Shut It Down: The 1970 Student Strike at Syracuse University

Corbally’s Bluff

Following the sit-in at the Administration Building, Chancellor Corbally and other members of the University’s leadership team felt it was time to bring the Strike activities of the past week to a resolution. In a locally televised speech on May 8, Corbally announced that, unless formal classes resumed for the final week of the semester beginning Monday, May 11, the University would be forced to close and discontinue both regular and Strike activities on campus. Corbally later described this announcement as a “colossal bluff.” His bluff largely succeeded despite resistance from the Strike Committee. By Monday morning, students were working to reopen the University despite bomb threats and low attendance at most formal classes. With classes resuming, the University agreed to accommodate ongoing Strike workshops and provide grade alternatives for students who wished to conclude their formal semester.

One of the stated goals of the Strike Committee of the May 4 Coalition had been to shut down Syracuse University’s formal academic and business operations to hold a multi-week teach-in.
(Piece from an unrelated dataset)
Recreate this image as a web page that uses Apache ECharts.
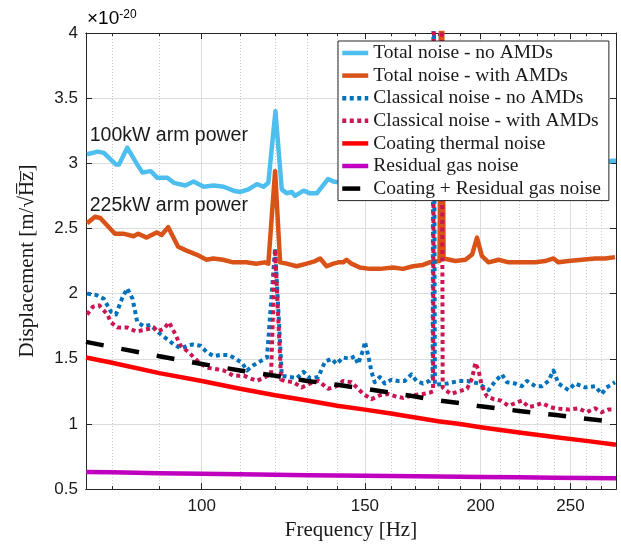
<!DOCTYPE html>
<html style="height: 100%">

<head>
    <meta charset="utf-8">
</head>

<body style="height: 100%; margin: 0">
    <div id="container" style="width: 621px; height: 546px"></div>
    <script type="text/javascript" src="https://cdn.jsdelivr.net/npm/echarts@6.0.0/dist/echarts.min.js"></script>
    <script type="text/javascript">
        // frequencies in Hz, values in units of 1e-20 m/sqrt(Hz)
        var xRange = [75, 280];
        var yRange = [0.5, 4];
        var xMajor = [100, 150, 200, 250];
        var xMinor = [80, 90, 110, 120, 130, 140, 160, 170, 180, 190, 210, 220, 230, 240, 260, 270];

        var fTotNo = [75.2, 77.2, 78.4, 80.8, 81.4, 83.1, 85.2, 86.3, 88.1, 89.5, 91.8, 93.3, 96.0, 98.0, 100.5, 103.0, 105.6, 108.2, 110.1, 112.3, 114.7, 116.6, 118.0, 120.1, 122.0, 123.5, 125.1, 126.1, 128.8, 130.9, 133.1, 134.8, 136.9, 138.7, 145, 155, 165, 175, 185, 195, 205, 215, 230, 245, 260, 270, 277.2, 280];
        var vTotNo = [3.07, 3.09, 3.08, 2.99, 2.99, 3.12, 2.99, 2.93, 2.94, 2.89, 2.89, 2.85, 2.83, 2.86, 2.82, 2.83, 2.82, 2.79, 2.78, 2.80, 2.84, 2.82, 2.85, 3.40, 2.80, 2.77, 2.78, 2.75, 2.79, 2.77, 2.77, 2.82, 2.88, 2.86, 2.84, 2.86, 2.88, 2.90, 2.92, 2.92, 2.95, 2.95, 2.97, 2.99, 3.00, 3.00, 3.02, 3.02];

        var fTotAmd = [75.2, 76.7, 77.7, 80.6, 82.3, 84.4, 85.4, 87.2, 89.4, 90.5, 92.0, 94.3, 96.3, 98.7, 101.2, 102.9, 105.4, 108.1, 111.7, 114.5, 116.9, 118.0, 120.0, 121.5, 123.5, 126.6, 129.8, 132.6, 134.2, 136.4, 138.7, 140.4, 142.1, 143.3, 145.1, 148.1, 151.8, 155.7, 160.9, 164.9, 169.0, 173.3, 176.2, 180.6, 181.5, 182.4, 183.3, 187.9, 192.6, 195.8, 198.2, 200.6, 204.0, 209.1, 214.4, 221.6, 229.1, 234.8, 239.7, 242.7, 248.8, 257.1, 265.8, 272.5, 279.3];
        var vTotAmd = [2.54, 2.59, 2.58, 2.46, 2.46, 2.44, 2.46, 2.43, 2.47, 2.45, 2.51, 2.36, 2.33, 2.30, 2.26, 2.27, 2.26, 2.24, 2.24, 2.23, 2.24, 2.23, 2.94, 2.24, 2.23, 2.21, 2.23, 2.25, 2.27, 2.21, 2.23, 2.24, 2.24, 2.26, 2.23, 2.20, 2.19, 2.19, 2.20, 2.19, 2.21, 2.22, 2.24, 2.25, 5.0, 2.27, 2.26, 2.25, 2.26, 2.30, 2.43, 2.29, 2.24, 2.26, 2.24, 2.24, 2.24, 2.25, 2.27, 2.24, 2.25, 2.26, 2.27, 2.27, 2.28];

        var fClNo = [75.2, 76.9, 78.4, 79.8, 80.8, 82.1, 83.1, 84.2, 85.2, 86.6, 88.1, 89.5, 91.0, 93.3, 94.9, 96.5, 97.7, 99.7, 101.3, 103.0, 104.7, 106.9, 108.2, 110.5, 111.9, 113.7, 115.6, 117.6, 120.0, 122.0, 124.6, 126.6, 128.8, 130.9, 133.6, 135.9, 138.1, 139.8, 142.1, 144.5, 146.3, 147.5, 149.4, 150.0, 151.2, 152.5, 153.7, 155.7, 157.6, 160.3, 162.9, 165.6, 168.4, 170.5, 173.3, 176.2, 177.5, 178.0, 178.5, 184.1, 189.4, 193.4, 199.0, 204.0, 207.5, 210.9, 213.5, 218.0, 221.6, 224.4, 229.1, 232.9, 236.7, 239.7, 242.7, 248.8, 252.9, 259.3, 265.8, 270.2, 273.5, 279.3];
        var vClNo = [2.00, 1.99, 1.96, 1.86, 1.84, 1.97, 2.04, 1.96, 1.78, 1.75, 1.76, 1.71, 1.67, 1.61, 1.58, 1.60, 1.61, 1.60, 1.55, 1.52, 1.53, 1.53, 1.51, 1.47, 1.41, 1.45, 1.48, 1.51, 2.35, 1.37, 1.36, 1.35, 1.40, 1.35, 1.36, 1.48, 1.50, 1.46, 1.51, 1.50, 1.52, 1.46, 1.57, 1.63, 1.53, 1.40, 1.32, 1.36, 1.31, 1.34, 1.33, 1.33, 1.38, 1.33, 1.31, 1.33, 1.35, 5.0, 1.30, 1.31, 1.33, 1.33, 1.31, 1.26, 1.33, 1.38, 1.32, 1.31, 1.29, 1.33, 1.29, 1.29, 1.33, 1.41, 1.31, 1.26, 1.31, 1.28, 1.29, 1.23, 1.28, 1.32];

        var fClAmd = [75.2, 76.3, 77.5, 79.1, 79.8, 81.1, 83.1, 84.9, 86.6, 88.8, 89.5, 91.0, 92.2, 93.3, 94.9, 96.8, 99.7, 101.7, 103.9, 105.6, 108.2, 111.0, 112.8, 114.7, 117.1, 118.8, 120.0, 121.8, 123.0, 125.6, 128.2, 130.9, 133.6, 136.9, 139.8, 142.1, 145.1, 147.5, 149.4, 152.5, 155.7, 158.9, 162.2, 164.9, 169.0, 173.3, 176.2, 177.7, 178.2, 181.5, 182.0, 185.6, 189.4, 193.4, 195.8, 197.4, 199.0, 200.6, 203.2, 206.6, 210.1, 214.4, 218.0, 221.6, 225.3, 229.1, 232.9, 237.7, 240.7, 248.8, 255.0, 260.3, 265.8, 270.2, 274.6, 279.3];
        var vClAmd = [1.84, 1.90, 1.91, 1.84, 1.78, 1.74, 1.74, 1.71, 1.72, 1.74, 1.71, 1.73, 1.78, 1.71, 1.60, 1.55, 1.46, 1.43, 1.42, 1.41, 1.37, 1.37, 1.35, 1.33, 1.36, 1.38, 2.34, 1.34, 1.33, 1.32, 1.28, 1.31, 1.33, 1.27, 1.29, 1.33, 1.32, 1.27, 1.23, 1.19, 1.22, 1.23, 1.21, 1.20, 1.22, 1.23, 1.24, 1.25, 5.0, 5.0, 1.28, 1.23, 1.25, 1.27, 1.35, 1.47, 1.41, 1.29, 1.21, 1.19, 1.18, 1.14, 1.16, 1.18, 1.13, 1.14, 1.16, 1.13, 1.12, 1.11, 1.12, 1.09, 1.12, 1.09, 1.11, 1.11];

        var fSmooth = [75, 80, 90, 100, 110, 120, 130, 140, 150, 160, 170, 180, 190, 200, 220, 240, 260, 280];
        var vCoat = [1.51, 1.47, 1.39, 1.33, 1.27, 1.22, 1.18, 1.14, 1.11, 1.08, 1.05, 1.02, 1.00, 0.975, 0.935, 0.90, 0.87, 0.84];
        var vGas = [0.632, 0.629, 0.622, 0.617, 0.613, 0.610, 0.607, 0.604, 0.602, 0.600, 0.598, 0.596, 0.594, 0.592, 0.590, 0.587, 0.585, 0.583];
        var vCoatGas = [1.63, 1.59, 1.52, 1.46, 1.41, 1.37, 1.33, 1.30, 1.27, 1.24, 1.21, 1.18, 1.16, 1.135, 1.10, 1.07, 1.04, 1.015];

        var notes = [
            { text: '100kW arm power', freq: 75.7, value: 3.215 },
            { text: '225kW arm power', freq: 75.7, value: 2.672 }
        ];

        var axisColor = '#262626';
        var sans = 'Liberation Sans';
        var serif = 'Liberation Serif';

        function lg(v) { return Math.log10(v); }
        function pairs(fs, vs) {
            return fs.map(function (f, i) { return [lg(f), vs[i]]; });
        }

        function xAxisCfg(pos, ticks, len, split, labels) {
            var ax = {
                type: 'value', position: pos, min: lg(xRange[0]), max: lg(xRange[1]),
                axisLine: { show: true, onZero: false, lineStyle: { color: axisColor, width: 1 } },
                axisTick: { show: true, inside: true, length: len, customValues: ticks.map(lg), lineStyle: { color: axisColor } },
                axisLabel: { show: false },
                splitLine: split ? { show: true, lineStyle: split } : { show: false }
            };
            if (labels) {
                ax.axisLabel = {
                    show: true, customValues: ticks.map(lg), margin: 9,
                    fontFamily: sans, fontSize: 17, color: '#1a1a1a',
                    formatter: function (v) { return Math.round(Math.pow(10, v)); }
                };
                ax.name = 'Frequency [Hz]';
                ax.nameLocation = 'middle';
                ax.nameGap = 28;
                ax.nameTextStyle = { fontFamily: serif, fontSize: 21, color: '#1a1a1a' };
            }
            return ax;
        }

        function yAxisCfg(pos, labels) {
            var ax = {
                type: 'value', position: pos, min: yRange[0], max: yRange[1], interval: 0.5,
                axisLine: { show: true, onZero: false, lineStyle: { color: axisColor, width: 1 } },
                axisTick: { show: true, inside: true, length: 6, lineStyle: { color: axisColor } },
                axisLabel: { show: false },
                splitLine: { show: false }
            };
            if (labels) {
                ax.axisLabel = { show: true, margin: 8, fontFamily: sans, fontSize: 17, color: '#1a1a1a' };
                ax.splitLine = { show: true, lineStyle: { color: '#dcdcdc', width: 1 } };
                ax.name = 'Displacement [m/\u221AH\u0305z\u0305]';
                ax.nameLocation = 'middle';
                ax.nameGap = 48;
                ax.nameTextStyle = { fontFamily: serif, fontSize: 21, color: '#1a1a1a' };
            }
            return ax;
        }

        function lineSeries(name, data, color, width, dash) {
            return {
                name: name, type: 'line', data: data, symbol: 'none',
                xAxisIndex: 0, yAxisIndex: 0,
                lineStyle: { color: color, width: width, type: dash || 'solid', join: 'round' },
                itemStyle: { color: color }
            };
        }

        var dot = [4, 3.5];
        var sTotNo = lineSeries('Total noise - no AMDs', pairs(fTotNo, vTotNo), '#4DBEEE', 4.5);
        var sTotAmd = lineSeries('Total noise - with AMDs', pairs(fTotAmd, vTotAmd), '#D95319', 4.5);
        var sClNo = lineSeries('Classical noise - no AMDs', pairs(fClNo, vClNo), '#0072BD', 4, dot);
        var sClAmd = lineSeries('Classical noise - with AMDs', pairs(fClAmd, vClAmd), '#CC1650', 4, dot);
        var sCoat = lineSeries('Coating thermal noise', pairs(fSmooth, vCoat), '#FF0000', 4.5);
        var sGas = lineSeries('Residual gas noise', pairs(fSmooth, vGas), '#BF00BF', 4.5);
        var sSum = lineSeries('Coating + Residual gas noise', pairs(fSmooth, vCoatGas), '#000000', 4.5, [18, 18]);

        sTotNo.markPoint = {
            symbol: 'circle', symbolSize: 0, animation: false,
            label: { show: true, position: 'right', distance: 0, fontFamily: sans, fontSize: 19.5, color: '#1a1a1a', formatter: '{b}' },
            data: notes.map(function (n) { return { name: n.text, coord: [lg(n.freq), n.value] }; })
        };

        var series = [sTotNo, sTotAmd, sClNo, sClAmd, sCoat, sGas, sSum];

        var dom = document.getElementById('container');
        var myChart = echarts.init(dom);
        var option = {
            animation: false,
            backgroundColor: '#ffffff',
            grid: { left: 86, top: 33, right: 5, bottom: 49, containLabel: false },
            xAxis: [
                xAxisCfg('bottom', xMajor, 6, { color: '#dcdcdc', width: 1 }, true),
                xAxisCfg('bottom', xMinor, 3, { color: '#cccccc', width: 1, type: [1, 2] }, false),
                xAxisCfg('top', xMajor, 6, null, false),
                xAxisCfg('top', xMinor, 3, null, false)
            ],
            yAxis: [yAxisCfg('left', true), yAxisCfg('right', false)],
            legend: {
                orient: 'vertical', left: 338, top: 41,
                padding: [2, 8, 2, 2], itemGap: 2.6,
                itemWidth: 26, itemHeight: 14,
                backgroundColor: '#ffffff', borderColor: axisColor, borderWidth: 1,
                itemStyle: { opacity: 0 },
                lineStyle: { width: 4.5 },
                selectedMode: false,
                textStyle: { fontFamily: serif, fontSize: 19.5, lineHeight: 20, color: '#1a1a1a' },
                data: series.map(function (s) { return s.name; })
            },
            graphic: [{
                type: 'text', left: 87, top: 9,
                style: {
                    text: '{a|\u00D710}{b|-20}',
                    rich: {
                        a: { fontFamily: sans, fontSize: 19, color: '#1a1a1a', verticalAlign: 'bottom' },
                        b: { fontFamily: sans, fontSize: 12, color: '#1a1a1a', verticalAlign: 'top' }
                    }
                }
            }],
            series: series
        };

        if (option && typeof option === "object") {
            myChart.setOption(option, true);
        }
    </script>
</body>

</html>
Although some formal instruction resumed, the Strike partially fulfilled this goal with the temporary cancellation of classes, subsequent relocation of traditional courses, and continued offerings of Strike-related workshops during the final weeks of the spring 1970 semester.

Press Release regarding options for the remainder of the semester, 10 May 1970. Syracuse University News and Public Affairs Records, University Archives.

Statement of the Strike Committee in response to Chancellor Corbally’s public statement, 9 May 1970. Syracuse University News and Public Affairs Records, University Archives.

Front page of the Daily Orange, 11 May 1970. Daily Orange Collection, University Archives.

The Strike Committee held a meeting at Hendricks Chapel on the evening of May 10 to discuss the reaction to Chancellor Corbally’s ultimatum.

Flyer for a sit-in on the chancellor’s lawn, 10 May 1970. Syracuse University Academic Affairs Melvin A. Eggers Files, University Archives.

In resistance to Chancellor Corbally’s statement that the University would adopt a modified schedule beginning Monday, May 11, students rallied for a sit-in on the lawn of the chancellor’s residence on Sunday, May 10. Only 25 or so students participated in this action.

List of class completion options by schools and colleges, 11 May 1970. Syracuse University News and Public Affairs Records, University Archives.

In addition to attending alternative workshops and teach-ins, students were offered grade options for the end of the spring 1970 semester. These included: taking an incomplete; taking a class standing grade as of May 4; or taking their final exam or writing a final paper. Some schools and colleges also offered a pass/fail option for all classes.

Photograph of final examinations, Freshman English, 25 May 1970. Syracuse University Photograph Collection, University Archives. Photograph by H.F. La Chanse.

Many students chose to take one of the grade alternatives and leave campus early instead of completing final examinations. Faculty reported that many of their classes for the final days of the semester were seeing attendance rates of 25% or lower.

Listing of Strike activities from the Daily Orange, 13 May 1970. Daily Orange Collection, University Archives.

Facilitated through a network of action groups, the Strike Committee of the May 4 Coalition engaged in a range of outreach activities. They offered workshops to educate a primarily white student body about the Black Panthers and Bobby Seale’s defense fund, formed a high school liberation planning group, and hosted anti-draft workshops, to name only a few. These workshops and teach-ins happened alongside continued demonstrations such as burning “Captain Amerika” in effigy.

“Strike Goes On but Education Lives” flyer, May 1970. Syracuse University Student Activities Reference Collection, University Archives.

Part of what became known as the “Open University,” Strike workshops and teach-ins primarily were led by members of the University community, including graduate students like Donna Shalala G’70, H’87 who would later serve in the United States Congress and the administrations of Presidents Carter and Clinton, and receive the Presidential Medal of Freedom.